Machine learning also uses algorithms, but instead of reason and deduction, computers are able to generalize and "learn" by sifting through data.

That type of learning is geared toward narrow applications. For instance, computers at banks can analyze massive amounts of data in order to determine which customers are risky loan applicants. Search engines sort through millions of web pages to generate results, which become more refined and increasingly accurate as the machines learn which pages generate the most clicks.

Geoffrey Hinton, a computer science professor at the University of Toronto and leading AI expert, said one of the reasons machine learning holds so much promise is that today's computers have more power and memory, enabling researchers to input almost limitless amounts of data the machines can use to "learn" from.

"In the old days there was a limit to how much [machines]could learn," Prof. Hinton said. "Now that limit is disappearing."

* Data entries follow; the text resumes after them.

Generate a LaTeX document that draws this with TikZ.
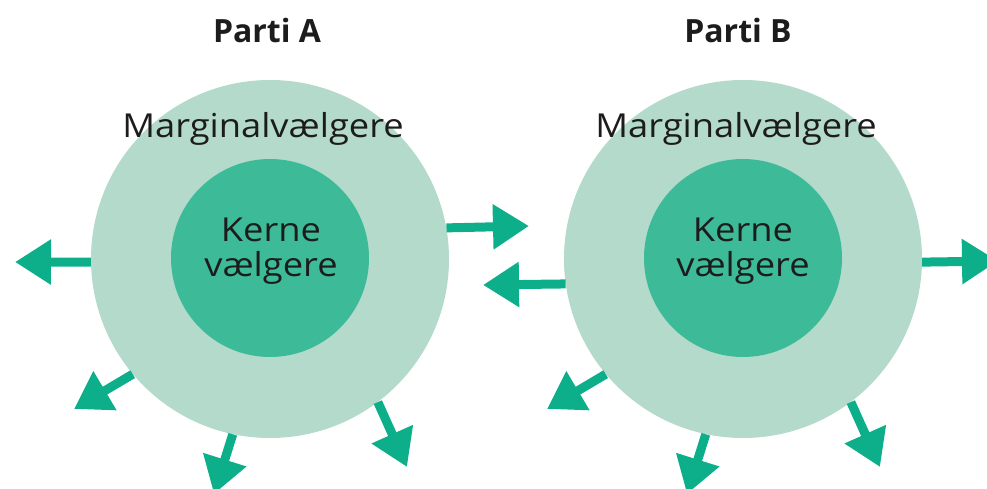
\documentclass[tikz,border=0pt]{standalone}
\usepackage{fontspec}
\setmainfont{Open Sans}
\newfontfamily\wide{Open Sans}[FakeStretch=1.1]
\usetikzlibrary{arrows.meta}
\definecolor{marg}{HTML}{B3DACB}
\definecolor{kern}{HTML}{3DBB99}
\definecolor{pil}{HTML}{0DAF8A}
\definecolor{skrift}{HTML}{1C1C1C}

\begin{document}
\begin{tikzpicture}[x=1pt, y=-1pt, outer/.style={circle, fill=marg, minimum size=358pt, inner sep=0pt}, inner/.style={circle, fill=kern, minimum size=198pt, inner sep=0pt}, txt/.style={text=skrift, inner sep=0pt, font=\wide\fontsize{33}{35}\selectfont}, head/.style={text=skrift, inner sep=0pt, font=\fontsize{32}{35}\selectfont\bfseries}, n/.style={draw=pil, line width=9pt, -{Triangle[length=36pt, width=43pt]}}]
        \useasboundingbox (0,0) rectangle (987,489);
        % nodes
        \node[outer] (A) at (270,259) {};
        \node[inner] (Ak) at (270,258) {};
        \node[outer] (B) at (743,259) {};
        \node[inner] (Bk) at (743,258) {};
        \node[head, anchor=base] (pA) at (267,43) {Parti A};
        \node[head, anchor=base] (pB) at (738,43) {Parti B};
        \node[txt, anchor=base] (mA) at (263,138) {Marginalvælgere};
        \node[txt, anchor=base] (mB) at (736,138) {Marginalvælgere};
        \node[txt, align=center, anchor=base] (kA) at (271,276) {Kerne\\vælgere};
        \node[txt, align=center, anchor=base] (kB) at (743,276) {Kerne\\vælgere};
        % arrow tips
        \coordinate (a1) at (15,262);
        \coordinate (a2) at (529,226);
        \coordinate (a3) at (74,409);
        \coordinate (a4) at (214,494);
        \coordinate (a5) at (407,467);
        \coordinate (b1) at (483,285);
        \coordinate (b2) at (998,261);
        \coordinate (b3) at (547,409);
        \coordinate (b4) at (687,494);
        \coordinate (b5) at (880,467);
        % edges
        \draw [n] (A.181) -- (a1);
        \draw [n] (A.10.6) -- (a2);
        \draw [n] (A.220) -- (a3);
        \draw [n] (A.258) -- (a4);
        \draw [n] (A.307) -- (a5);
        \draw [n] (B.188.4) -- (b1);
        \draw [n] (B.359.4) -- (b2);
        \draw [n] (B.220) -- (b3);
        \draw [n] (B.258) -- (b4);
        \draw [n] (B.307) -- (b5);
    \end{tikzpicture}
\end{document}
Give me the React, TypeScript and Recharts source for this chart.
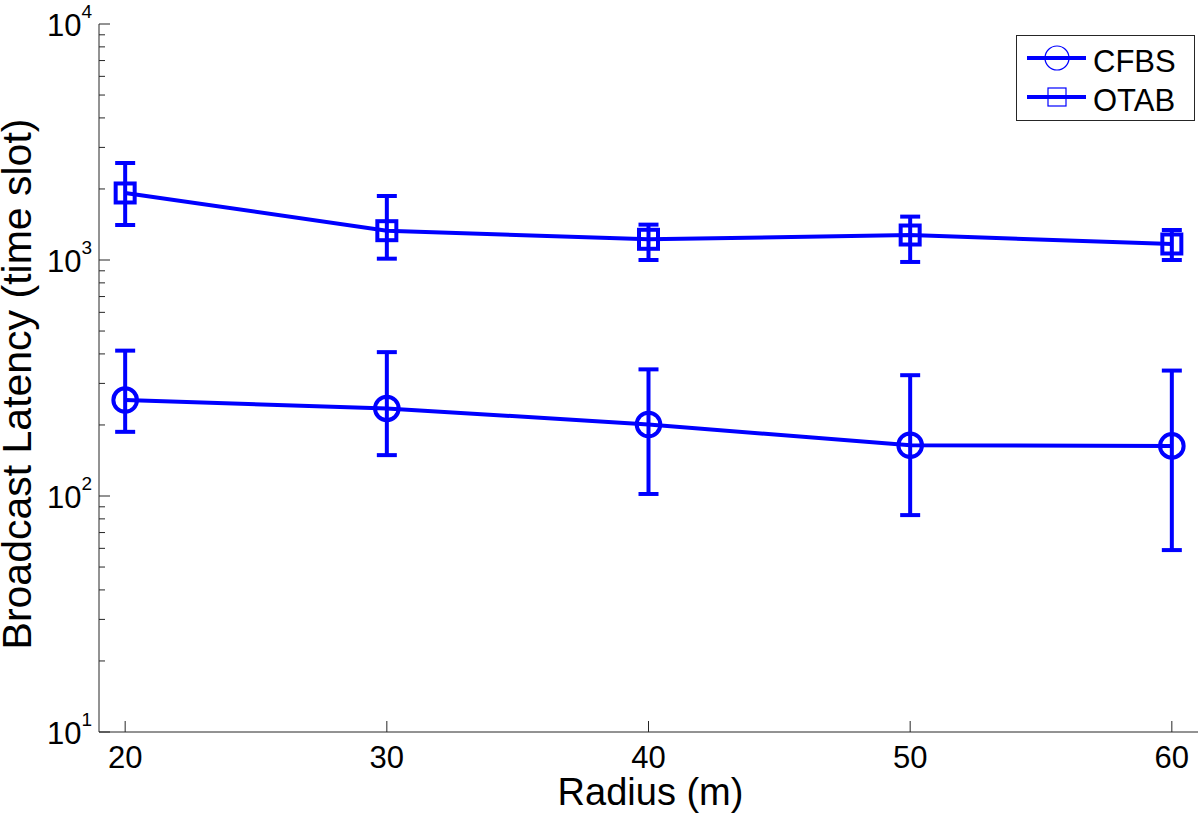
import {
  ComposedChart,
  Line,
  XAxis,
  YAxis,
  ErrorBar,
  Legend,
} from "recharts";

const FONT = "'Liberation Sans', Arial, Helvetica, sans-serif";
const BLUE = "#0000ff";
const AXIS = "#262626";

// radius (m)
const radius = [20, 30, 40, 50, 60];

// CFBS mean latency and error bar ends (time slots)
const cfbsMean = [255, 235, 201, 164, 163];
const cfbsLow = [187, 149, 102, 83, 59];
const cfbsHigh = [413, 407, 344, 325, 340];

// OTAB mean latency and error bar ends (time slots)
const otabMean = [1923, 1331, 1224, 1276, 1169];
const otabLow = [1407, 1013, 1000, 981, 1000];
const otabHigh = [2576, 1867, 1412, 1527, 1340];

const xTicks = [20, 30, 40, 50, 60];
const yMajorTicks = [10, 100, 1000, 10000];
const yMinorSteps = [2, 3, 4, 5, 6, 7, 8, 9];

const seriesNames = ["CFBS", "OTAB"];

const yAllTicks: number[] = [];
yMajorTicks.forEach((d, i) => {
  yAllTicks.push(d);
  if (i < yMajorTicks.length - 1) yMinorSteps.forEach((m) => yAllTicks.push(m * d));
});

const data = radius.map((r, i) => ({
  radius: r,
  cfbs: cfbsMean[i],
  cfbsErr: [cfbsMean[i] - cfbsLow[i], cfbsHigh[i] - cfbsMean[i]],
  otab: otabMean[i],
  otabErr: [otabMean[i] - otabLow[i], otabHigh[i] - otabMean[i]],
}));

const isMajor = (v: number) => yMajorTicks.includes(v);

function LeftTick(props: any) {
  const { x, y, payload } = props;
  const v = payload.value;
  const major = isMajor(v);
  return (
    <g>
      <line x1={x} y1={y} x2={x + (major ? 11 : 6)} y2={y} stroke={AXIS} strokeWidth={1} />
      {major && (
        <text x={x - 7} y={y + 12} textAnchor="end" fontSize={31} fill="#000" fontFamily={FONT}>
          10
          <tspan dy={-18} fontSize={19}>
            {Math.round(Math.log10(v))}
          </tspan>
        </text>
      )}
    </g>
  );
}

function RightTick(props: any) {
  const { x, y, payload } = props;
  const major = isMajor(payload.value);
  return <line x1={x} y1={y} x2={x - (major ? 11 : 6)} y2={y} stroke={AXIS} strokeWidth={1} />;
}

function BottomTick(props: any) {
  const { x, y, payload } = props;
  return (
    <g>
      <line x1={x} y1={y} x2={x} y2={y - 11} stroke={AXIS} strokeWidth={1} />
      <text x={x} y={y + 36} textAnchor="middle" fontSize={31} fill="#000" fontFamily={FONT}>
        {payload.value}
      </text>
    </g>
  );
}

function TopTick(props: any) {
  const { x, y } = props;
  return <line x1={x} y1={y} x2={x} y2={y + 11} stroke={AXIS} strokeWidth={1} />;
}

function CircleDot(props: any) {
  const { cx, cy, index } = props;
  return <circle key={"c" + index} cx={cx} cy={cy} r={11.8} fill="none" stroke={BLUE} strokeWidth={4} />;
}

function SquareDot(props: any) {
  const { cx, cy, index } = props;
  return (
    <rect key={"s" + index} x={cx - 9.5} y={cy - 9.5} width={19} height={19} fill="none" stroke={BLUE} strokeWidth={4} />
  );
}

function LegendBox() {
  return (
    <svg width={180} height={87} style={{ display: "block" }}>
      <rect x={0.5} y={0.5} width={178} height={85} fill="#fff" stroke={AXIS} strokeWidth={1} />
      {seriesNames.map((name, i) => {
        const cy = i === 0 ? 23 : 62;
        return (
          <g key={name}>
            <line x1={11} y1={cy} x2={70} y2={cy} stroke={BLUE} strokeWidth={4} />
            {i === 0 ? (
              <circle cx={41} cy={cy} r={12} fill="none" stroke={BLUE} strokeWidth={1.2} />
            ) : (
              <rect x={32} y={cy - 9} width={18} height={18} fill="none" stroke={BLUE} strokeWidth={1.2} />
            )}
            <text x={77} y={cy + 14} fontSize={31} fill="#000" fontFamily={FONT}>
              {name}
            </text>
          </g>
        );
      })}
    </svg>
  );
}

function YTitle(props: any) {
  const { viewBox } = props;
  const cx = 31;
  const cy = viewBox.y + viewBox.height / 2 + 6;
  return (
    <text
      x={cx}
      y={cy}
      transform={`rotate(-90, ${cx}, ${cy})`}
      textAnchor="middle"
      fontSize={41}
      fill="#000"
      fontFamily={FONT}
    >
      Broadcast Latency (time slot)
    </text>
  );
}

function XTitle(props: any) {
  const { viewBox } = props;
  const cx = viewBox.x + viewBox.width / 2 + 2;
  return (
    <text x={cx} y={805} textAnchor="middle" fontSize={38} fill="#000" fontFamily={FONT}>
      Radius (m)
    </text>
  );
}

export default function App() {
  return (
    <div style={{ position: "absolute", left: 0, top: 0, background: "#fff" }}>
      <ComposedChart
        width={1200}
        height={813}
        data={data}
        margin={{ top: 24, right: 2, bottom: 0, left: 0 }}
      >
        <XAxis
          dataKey="radius"
          type="number"
          domain={[19, 61]}
          ticks={xTicks}
          allowDataOverflow
          interval={0}
          height={81}
          tickSize={0}
          tickMargin={0}
          tickLine={false}
          axisLine={{ stroke: AXIS, strokeWidth: 1 }}
          tick={<BottomTick />}
          label={<XTitle />}
        />
        <XAxis
          xAxisId="top"
          orientation="top"
          type="number"
          domain={[19, 61]}
          ticks={xTicks}
          allowDataOverflow
          interval={0}
          height={0}
          tickSize={0}
          tickMargin={0}
          tickLine={false}
          axisLine={{ stroke: AXIS, strokeWidth: 1 }}
          tick={<TopTick />}
        />
        <YAxis
          scale="log"
          type="number"
          domain={[10, 10000]}
          ticks={yAllTicks}
          allowDataOverflow
          interval={0}
          width={99}
          tickSize={0}
          tickMargin={0}
          tickLine={false}
          axisLine={{ stroke: AXIS, strokeWidth: 1 }}
          tick={<LeftTick />}
          label={<YTitle />}
        />
        <YAxis
          yAxisId="right"
          orientation="right"
          scale="log"
          type="number"
          domain={[10, 10000]}
          ticks={yAllTicks}
          allowDataOverflow
          interval={0}
          width={0}
          tickSize={0}
          tickMargin={0}
          tickLine={false}
          axisLine={{ stroke: AXIS, strokeWidth: 1 }}
          tick={<RightTick />}
        />
        <Legend
          layout="horizontal"
          verticalAlign="middle"
          align="center"
          content={() => <LegendBox />}
          wrapperStyle={{ left: 1016, top: 35, width: 180, height: 87 }}
        />
        <Line
          dataKey="cfbs"
          name="CFBS"
          stroke={BLUE}
          strokeWidth={4}
          dot={<CircleDot />}
          activeDot={false}
          isAnimationActive={false}
        >
          <ErrorBar dataKey="cfbsErr" width={10} stroke={BLUE} strokeWidth={4} isAnimationActive={false} />
        </Line>
        <Line
          dataKey="otab"
          name="OTAB"
          stroke={BLUE}
          strokeWidth={4}
          dot={<SquareDot />}
          activeDot={false}
          isAnimationActive={false}
        >
          <ErrorBar dataKey="otabErr" width={10} stroke={BLUE} strokeWidth={4} isAnimationActive={false} />
        </Line>
      </ComposedChart>
    </div>
  );
}
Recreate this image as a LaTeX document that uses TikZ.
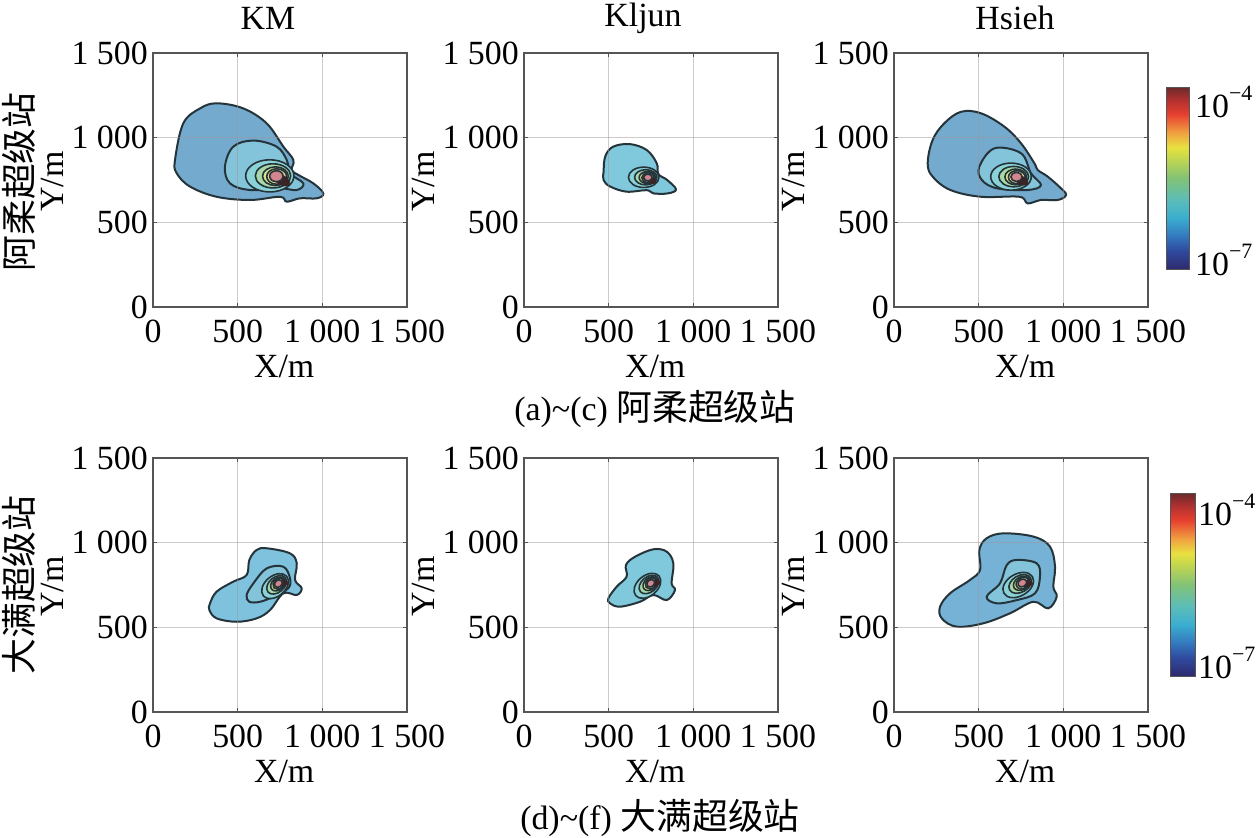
\documentclass[tikz,border=0pt]{standalone}
\usepackage{fontspec}
\setmainfont{Liberation Serif}
\newfontfamily\cjk{Noto Sans CJK SC}
\definecolor{axcol}{HTML}{555555}
\definecolor{gridcol}{HTML}{A09696}
\definecolor{contcol}{HTML}{24343A}
\definecolor{cOa}{HTML}{74AACE}
\definecolor{cOb}{HTML}{80C8DC}
\definecolor{cOc}{HTML}{7EC2DE}
\definecolor{cOd}{HTML}{76B2D6}
\definecolor{cS}{HTML}{84C4DA}
\definecolor{cC}{HTML}{8AD2D6}
\definecolor{cD}{HTML}{A8D8A8}
\definecolor{cE}{HTML}{D8E38E}
\definecolor{cF}{HTML}{F2DC8E}
\definecolor{cK}{HTML}{3A2426}
\definecolor{cP}{HTML}{D4858E}
\definecolor{jA}{HTML}{2E2A6E}
\definecolor{jB}{HTML}{2F4A9E}
\definecolor{jC}{HTML}{3478BE}
\definecolor{jD}{HTML}{3AAED0}
\definecolor{jE}{HTML}{5CBDB8}
\definecolor{jF}{HTML}{82C276}
\definecolor{jG}{HTML}{CAD94A}
\definecolor{jH}{HTML}{E8E040}
\definecolor{jI}{HTML}{F0A040}
\definecolor{jJ}{HTML}{E84030}
\definecolor{jK}{HTML}{B03030}
\definecolor{jL}{HTML}{6A2A2A}
\pgfdeclareverticalshading{jetbar}{100bp}{color(0bp)=(jA); color(25bp)=(jA); color(30bp)=(jB); color(34bp)=(jC); color(39bp)=(jD); color(44bp)=(jE); color(50bp)=(jF); color(56bp)=(jG); color(58.5bp)=(jH); color(62.5bp)=(jI); color(67.5bp)=(jJ); color(71.5bp)=(jK); color(75bp)=(jL); color(100bp)=(jL)}
\newcommand\bigf{\fontsize{34}{38}\selectfont}
\newcommand\cjkf{\cjk\fontsize{36}{40}\selectfont}
\newcommand\kk{\hspace{0.25em}}
\newcommand\tenexp[1]{10\raisebox{0.5em}{\fontsize{22}{22}\selectfont −#1}}
\tikzset{
  gridl/.style={draw=gridcol, draw opacity=0.5, line width=1.5bp},
  axbox/.style={draw=axcol, line width=2.4bp},
  tickm/.style={draw=axcol, line width=1.6bp},
  cont/.style={draw=contcol, line width=2bp, line join=round},
  icont/.style={draw=contcol, line width=1.6bp, line join=round},
  lab/.style={font=\bigf, inner sep=0pt},
  cbedge/.style={draw=axcol, line width=0.8bp},
}
\newcommand{\srccore}[4]{%
\begin{scope}[shift={(#1,#2)},scale=#3,rotate=#4]
 \filldraw[icont,fill=cC] (-55,10) ellipse [x radius=150,y radius=100];
 \filldraw[icont,fill=cD] (-35,10) ellipse [x radius=110,y radius=75];
 \filldraw[icont,fill=cE] (-20,8) ellipse [x radius=80,y radius=58];
 \filldraw[icont,fill=cF] (-12,6) ellipse [x radius=62,y radius=48];
 \filldraw[fill=cK,draw=cK,rotate=-30] (22,-4) ellipse [x radius=58,y radius=30];
 \filldraw[icont,fill=cP] (-14,8) ellipse [x radius=42,y radius=34];
\end{scope}}
\newcommand{\panel}[4]{%
\begin{scope}[shift={(#2,#3)},x=0.1693333bp,y=0.1693333bp]
 \fill[white] (0,0) rectangle (1500,1500);
 #4
 \foreach \v in {500,1000}{\draw[gridl] (\v,0)--(\v,1500); \draw[gridl] (0,\v)--(1500,\v);}
 \foreach \v in {500,1000}{%
   \draw[tickm] (\v,0)--(\v,22); \draw[tickm] (\v,1500)--(\v,1478);
   \draw[tickm] (0,\v)--(22,\v); \draw[tickm] (1500,\v)--(1478,\v);}
 \draw[axbox] (0,0) rectangle (1500,1500);
 \node[lab,yshift=-24bp] (#1x0) at (0,0) {0};
 \node[lab,yshift=-24bp] (#1x5) at (500,0) {500};
 \node[lab,yshift=-24bp] (#1x10) at (1000,0) {1\kk000};
 \node[lab,yshift=-24bp] (#1x15) at (1500,0) {1\kk500};
 \node[lab,anchor=east,xshift=-5bp] (#1y0) at (0,0) {0};
 \node[lab,anchor=east,xshift=-5bp] (#1y5) at (0,500) {500};
 \node[lab,anchor=east,xshift=-5bp] (#1y10) at (0,1000) {1\kk000};
 \node[lab,anchor=east,xshift=-5bp] (#1y15) at (0,1500) {1\kk500};
 \node[lab,yshift=-59bp] (#1xl) at (775,0) {X/m};
 \node[lab,rotate=90] (#1yl) at (-592,740) {Y/m};
\end{scope}}
\begin{document}
\begin{tikzpicture}[x=1bp,y=-1bp]
\useasboundingbox (0,0) rectangle (1258,838);
\fill[white] (0,0) rectangle (1258,838);
% ---------- top row ----------
\panel{pa}{153}{307}{%
 \filldraw[cont,fill=cOa] plot[smooth cycle,tension=0.6] coordinates {(130,868) (179,1085) (278,1173) (376,1203) (533,1173) (671,1085) (770,947) (829,868) (819,809) (858,780) (947,730) (1006,671) (967,642) (868,642) (790,622) (750,651) (573,632) (376,651) (219,711) (140,790)};
 \filldraw[cont,fill=cS] plot[smooth cycle,tension=0.6] coordinates {(425,829) (474,947) (593,983) (730,947) (790,868) (809,790) (888,730) (849,691) (750,701) (573,691) (455,730)};
 \srccore{742}{765}{0.95}{0}
}
\panel{pb}{524}{307}{%
 \filldraw[cont,fill=cOb] plot[smooth cycle,tension=0.6] coordinates {(470,800) (480,890) (527,947) (626,962) (725,927) (784,849) (794,785) (843,752) (898,695) (850,671) (764,671) (725,690) (606,681) (508,712) (470,750)};
 \srccore{740}{760}{0.6}{0}
}
\panel{pc}{894}{307}{%
 \filldraw[cont,fill=cOa] plot[smooth cycle,tension=0.6] coordinates {(199,849) (228,986) (297,1085) (396,1153) (514,1144) (652,1065) (750,967) (829,849) (849,809) (908,770) (986,701) (1016,661) (967,632) (868,632) (789,612) (740,651) (514,651) (333,691) (228,770)};
 \filldraw[cont,fill=cS] plot[smooth cycle,tension=0.6] coordinates {(504,829) (593,937) (750,908) (809,790) (868,720) (789,691) (608,701) (519,750)};
 \srccore{735}{762}{0.8}{0}
}
% ---------- bottom row ----------
\panel{pd}{153}{712}{%
 \filldraw[cont,fill=cOc] plot[smooth cycle,tension=0.6] coordinates {(337,642) (376,711) (474,770) (553,809) (569,898) (612,957) (671,967) (809,937) (849,878) (839,780) (878,731) (849,691) (770,701) (691,602) (612,553) (494,533) (376,553) (333,602)};
 \filldraw[cont,fill=cS] plot[smooth cycle,tension=0.6] coordinates {(553,691) (593,760) (671,848) (770,858) (809,790) (799,731) (711,681) (632,651) (569,651)};
 \srccore{750}{760}{0.6}{40}
}
\panel{pe}{524}{712}{%
 \filldraw[cont,fill=cOb] plot[smooth cycle,tension=0.6] coordinates {(498,671) (547,740) (606,799) (602,868) (656,917) (764,961) (843,947) (882,878) (872,760) (892,720) (843,661) (764,691) (685,651) (567,622) (508,642)};
 \srccore{758}{762}{0.6}{40}
}
\panel{pf}{894}{712}{%
 \filldraw[cont,fill=cOd] plot[smooth cycle,tension=0.6] coordinates {(272,622) (331,701) (449,780) (508,839) (504,957) (547,1026) (646,1055) (823,1036) (921,977) (951,858) (941,740) (961,681) (911,612) (823,651) (685,583) (528,524) (370,504) (282,553)};
 \filldraw[cont,fill=cS] plot[smooth cycle,tension=0.6] coordinates {(547,681) (626,760) (666,868) (725,898) (843,878) (862,799) (833,701) (725,661) (607,642)};
 \srccore{768}{762}{0.65}{30}
}
% ---------- titles ----------
\node[lab] (tKM) at (268,18) {KM};
\node[lab] (tKl) at (643,18) {Kljun};
\node[lab] (tHs) at (1015,18) {Hsieh};
% ---------- row labels ----------
\node[inner sep=0pt,rotate=90] (rowA) at (19,182) {\cjkf 阿柔超级站};
\node[inner sep=0pt,rotate=90] (rowB) at (19,585) {\cjkf 大满超级站};
% ---------- captions ----------
\node[inner sep=0pt] (capA) at (655,409) {\bigf (a)\textasciitilde(c)\kk{\cjkf 阿柔超级站}};
\node[inner sep=0pt] (capB) at (660,818) {\bigf (d)\textasciitilde(f)\kk{\cjkf 大满超级站}};
% ---------- colour bars ----------
\shade[shading=jetbar] (1166,87) rectangle (1189,269);
\draw[cbedge] (1166,87) rectangle (1189,269);
\node[lab,anchor=west] (cbAhi) at (1195,102) {\tenexp{4}};
\node[lab,anchor=west] (cbAlo) at (1195,260) {\tenexp{7}};
\shade[shading=jetbar] (1170,493) rectangle (1195,676);
\draw[cbedge] (1170,493) rectangle (1195,676);
\node[lab,anchor=west] (cbBhi) at (1198,510) {\tenexp{4}};
\node[lab,anchor=west] (cbBlo) at (1198,663) {\tenexp{7}};
\end{tikzpicture}
\end{document}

Artificial intelligence milestones

Although references to intelligent mechanical devices date back to ancient times, artificial intelligence as we know it only began to emerge in the last several decades. A few major developments provide a glimpse at the milestones that has helped shape the field:

  • 1950: Computer scientist Alan Turing creates a test to see how well computers can behave like humans. In the Turing Test, as it is now known, human judges have typed conversations with a human and a machine. If the judge can't distinguish which is human and which is machine, the machine passes the test. The premise behind the test is that if a computer is able to fool someone into thinking it is human, then it could be considered "intelligent."
  • 1956: The Dartmouth Summer Research Conference on Artificial Intelligence, a month-long event, takes place, where pioneers in the field led by computer scientist John McCarthy are credited with establishing AI as a research discipline.
  • 1997: A computer named Deep Blue, developed by IBM manages to beat world champion Garry Kasparov in a chess match. Mr. Kasparov accused IBM of cheating and demanded a re-match, but the company refused. Regardless, the event is regarded as evidence of intelligent machines.
  • 2011: Watson, an artificial intelligence computer system developed by Watson, beats two humans at the game show Jeopardy! It's considered a landmark achievement because Watson was able to answer questions posed in human language, which has been a major obstacle to AI researchers.